You’ll want to add the api info for your specific API here. You can find all that good stuff on your API detail page (kimonolabs.com/apis/[my 8 digit API key]). Once you’ve done that, we use these variables to tell the Kimono API which API we want to work on, and authenticate that we’ve got the permission to do so.

 

targeturl = "mywebsite.com/2"

This is the url you want to change your url to. Remember we want to target another page on the same site, so that our individual Kimono API will be able to use the same logic to pull in all that juicy data. Yum!

 

payload = {

'apikey': API_KEY,

'targeturl': targeturl,

}

Here we’re creating a dictionary of the info we want to deliver to the Kimono API. So we’re sending two things. The first is our api key -- we need this to authenticate that we have permission. Notice we’re pulling that from our API_KEY variable earlier.

 

The second is our target url - we’re sending this so Kimono knows which url to change our crawl to. If we were, say, not changing the url, but instead telling Kimono to start a new crawl, we wouldn’t need to include target url.

 

headers = {"authorization" : "Bearer %s" % API_TOKEN}

We need to include these with our request for authentication. Security yo!

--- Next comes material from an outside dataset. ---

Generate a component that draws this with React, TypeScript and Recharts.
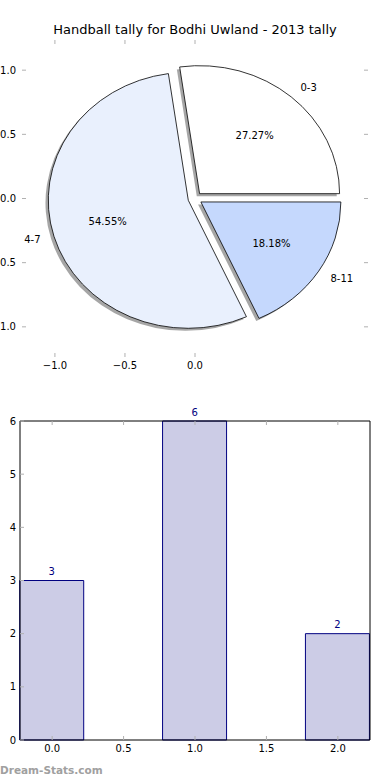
import React from "react";
import {
  PieChart,
  Pie,
  Cell,
  Sector,
  ScatterChart,
  BarChart,
  Bar,
  XAxis,
  YAxis,
  LabelList,
} from "recharts";

const sliceNames = ["0-3", "4-7", "8-11"];
const sliceValues = [3, 6, 2];
const sliceColors = ["#ffffff", "#e9f0fd", "#c5d8fd"];

const barX = [0, 1, 2];
const barValues = [3, 6, 2];

const pieTicksX = [-1, -0.5, 0];
const pieTicksY = [-1, -0.5, 0, 0.5, 1];
const barTicksX = [0, 0.5, 1, 1.5, 2];
const barTicksY = [0, 1, 2, 3, 4, 5, 6];

const pieData = sliceNames.map((name, i) => ({ name, value: sliceValues[i] }));
const barData = barX.map((x, i) => ({ x, count: barValues[i] }));

// pie geometry (matplotlib draws it slightly squashed here)
const RY = 128;
const RX = 140;
const EXPLODE = 0.05;
const FONT = "'DejaVu Sans', sans-serif";
const TICK = "#b0b0b0";

const fmt = (v: number) => {
  const s = Math.abs(v).toFixed(1);
  return v < 0 ? "\u2212" + s : s;
};

const wedge = (shadow: boolean) => (props: any) => {
  const { cx, cy, midAngle } = props;
  const a = (midAngle * Math.PI) / 180;
  let dx = EXPLODE * RX * Math.cos(a);
  let dy = -EXPLODE * RY * Math.sin(a);
  if (shadow) {
    dx -= 0.02 * RX;
    dy += 0.02 * RY;
  }
  const t = `translate(${cx + dx} ${cy + dy}) scale(${RX / RY} 1) translate(${-cx} ${-cy})`;
  return (
    <g transform={t}>
      <Sector {...props} vectorEffect="non-scaling-stroke" />
    </g>
  );
};

const pieLabel = (props: any) => {
  const { cx, cy, midAngle, percent, name } = props;
  const a = (midAngle * Math.PI) / 180;
  const c = Math.cos(a);
  const s = Math.sin(a);
  const ex = EXPLODE * c;
  const ey = EXPLODE * s;
  const lx = cx + RX * (ex + 1.1 * c);
  const ly = cy - RY * (ey + 1.1 * s);
  const px = cx + RX * (ex + 0.6 * c);
  const py = cy - RY * (ey + 0.6 * s);
  return (
    <g>
      <text x={lx} y={ly} dy={3.5} textAnchor={c > 0 ? "start" : "end"} fontSize={10} fontFamily={FONT} fill="#000">
        {name}
      </text>
      <text x={px} y={py} dy={3.5} textAnchor="middle" fontSize={10} fontFamily={FONT} fill="#000">
        {(percent * 100).toFixed(2) + "%"}
      </text>
    </g>
  );
};

// inward tick marks, matplotlib style
const BottomTick = ({ x, y, payload }: any) => (
  <g>
    <line x1={x} x2={x} y1={y} y2={y - 4} stroke={TICK} />
    <text x={x} y={y + 12} textAnchor="middle" fontSize={10} fontFamily={FONT} fill="#000">
      {fmt(payload.value)}
    </text>
  </g>
);
const TopTick = ({ x, y }: any) => <line x1={x} x2={x} y1={y} y2={y + 4} stroke={TICK} />;
const LeftTick = ({ x, y, payload, plain, gap }: any) => (
  <g>
    <line x1={x} x2={x + 4} y1={y} y2={y} stroke={TICK} />
    <text x={x - gap} y={y + 3.5} textAnchor="end" fontSize={10} fontFamily={FONT} fill="#000">
      {plain ? String(payload.value) : fmt(payload.value)}
    </text>
  </g>
);
const RightTick = ({ x, y }: any) => <line x1={x} x2={x - 4} y1={y} y2={y} stroke={TICK} />;

const BarValue = (props: any) => {
  const { x, y, width, value } = props;
  return (
    <text x={x + width / 2} y={y - 5.5} textAnchor="middle" fontSize={10} fontFamily={FONT} fill="#000080">
      {value}
    </text>
  );
};

const pieAxis = {
  type: "number" as const,
  domain: [-1.235, 1.235],
  allowDataOverflow: true,
  axisLine: false,
  tickLine: false,
  tickSize: 0,
  tickMargin: 0,
  interval: 0 as const,
};

export default function App() {
  return (
    <div style={{ position: "absolute", left: 0, top: 0, width: 390, height: 780, background: "#fff" }}>
      <div style={{ position: "absolute", left: 0, top: 0 }}>
        <ScatterChart width={390} height={390} margin={{ top: 0, right: 0, bottom: 0, left: 0 }}>
          <XAxis xAxisId="b" dataKey="x" ticks={pieTicksX} height={33} tick={<BottomTick />} {...pieAxis} />
          <XAxis xAxisId="t" orientation="top" dataKey="x" ticks={pieTicksX} height={40} tick={<TopTick />} {...pieAxis} />
          <YAxis yAxisId="l" dataKey="y" ticks={pieTicksY} width={22} tick={<LeftTick gap={6} />} {...pieAxis} />
          <YAxis yAxisId="r" orientation="right" dataKey="y" ticks={pieTicksY} width={22} tick={<RightTick />} {...pieAxis} />
        </ScatterChart>
      </div>
      <div style={{ position: "absolute", left: 0, top: 0 }}>
        <PieChart width={390} height={390} margin={{ top: 0, right: 0, bottom: 0, left: 0 }}>
          <text x={195} y={34} textAnchor="middle" fontSize={13} fontFamily={FONT} fill="#000">
            Handball tally for Bodhi Uwland - 2013 tally
          </text>
          <Pie
            data={pieData}
            dataKey="value"
            nameKey="name"
            cx={195}
            cy={198.5}
            outerRadius={RY}
            startAngle={0}
            endAngle={360}
            stroke="none"
            fill="rgba(77,77,77,0.5)"
            shape={wedge(true)}
            isAnimationActive={false}
          />
          <Pie
            data={pieData}
            dataKey="value"
            nameKey="name"
            cx={195}
            cy={198.5}
            outerRadius={RY}
            startAngle={0}
            endAngle={360}
            stroke="#000"
            strokeWidth={0.8}
            shape={wedge(false)}
            label={pieLabel}
            labelLine={false}
            isAnimationActive={false}
          >
            {pieData.map((d, i) => (
              <Cell key={d.name} fill={sliceColors[i]} />
            ))}
          </Pie>
        </PieChart>
      </div>
      <div style={{ position: "absolute", left: 0, top: 400 }}>
        <BarChart width={390} height={380} data={barData} margin={{ top: 0, right: 0, bottom: 0, left: 0 }} barSize={64}>
          <XAxis xAxisId="b" type="number" dataKey="x" domain={[-0.225, 2.225]} ticks={barTicksX} stroke="#000" tickLine={false} tickSize={0} tickMargin={0} height={40} tick={<BottomTick />} interval={0} />
          <XAxis xAxisId="t" orientation="top" type="number" dataKey="x" domain={[-0.225, 2.225]} ticks={barTicksX} stroke="#000" tickLine={false} tickSize={0} tickMargin={0} height={21} tick={<TopTick />} interval={0} />
          <YAxis yAxisId="l" type="number" domain={[0, 6]} ticks={barTicksY} stroke="#000" tickLine={false} tickSize={0} tickMargin={0} width={20} tick={<LeftTick gap={4} plain />} interval={0} />
          <YAxis yAxisId="r" orientation="right" type="number" domain={[0, 6]} ticks={barTicksY} stroke="#000" tickLine={false} tickSize={0} tickMargin={0} width={20} tick={<RightTick />} interval={0} />
          <Bar dataKey="count" xAxisId="b" yAxisId="l" fill="#ccccE6" stroke="#000080" strokeWidth={1} isAnimationActive={false}>
            <LabelList dataKey="count" content={<BarValue />} />
          </Bar>
        </BarChart>
      </div>
      <div
        style={{
          position: "absolute",
          left: 0,
          top: 762,
          fontFamily: FONT,
          fontWeight: "bold",
          fontSize: 10.5,
          color: "#a0a0a0",
          lineHeight: "16px",
        }}
      >
        Dream-Stats.com
      </div>
    </div>
  );
}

api_url = "https://www.kimonolabs.com/kimonoapis/%s/update" % API_ID

Ok, here we’re creating a url to send our request to.  A few things to note here -

  • Calls to the Kimono API (as opposed to our individual api) go to https://www.kimonolabs.com/kimonoapis/API_ID. This is how Kimono knows that we want to perform meta operations
  • We use %s to fill in our API_ID from earlier, so Kimono knows which of our APIs to operate on
  • We end the url with /update. This can be used to do a few things besides changing the target url, for instance: setting crawl frequency, starting a crawl, or setting crawl urls. There are also GET methods where we can learn about the status of our apis. Check it all out at: kimonolabs.com/apidocs.

 

r = requests.post(api_url, headers = headers, data = payload)

Ah, here it is. The workhorse of our whole script. Let’s break it down.

  1. We set a variable, r equal to the following:
  2. first we open up the requests module, and then call its post method with “requests.post”
  3. We invoke request.post as a function, passing it the parameters inside the parenthesis, in this case (api_url, headers=headers, data=payload).
    1. api_url is the url to make the request to. So we’ve created that in the line above, and now we’re just referencing it.
    2. headers=headers. headers is an optional argument that we get from requests. In this case, we need it to handle our authentication (yay security!).
    3. data=payload. Data is telling requests that we’re sending it data, and that data is what’s contained in our payload dictionary from earlier.
  4. We wrap it all in parenthesis and make our request.

 

print(r.text)

Sweet Success! We print our response by calling r.text. Of course, you probably want to wrap the response in JSON to do something more substantial than just printing it. Easy! We can turn our response object into json with a simple r.json().


That’s it! There’s a ton that you can do with the Kimono API!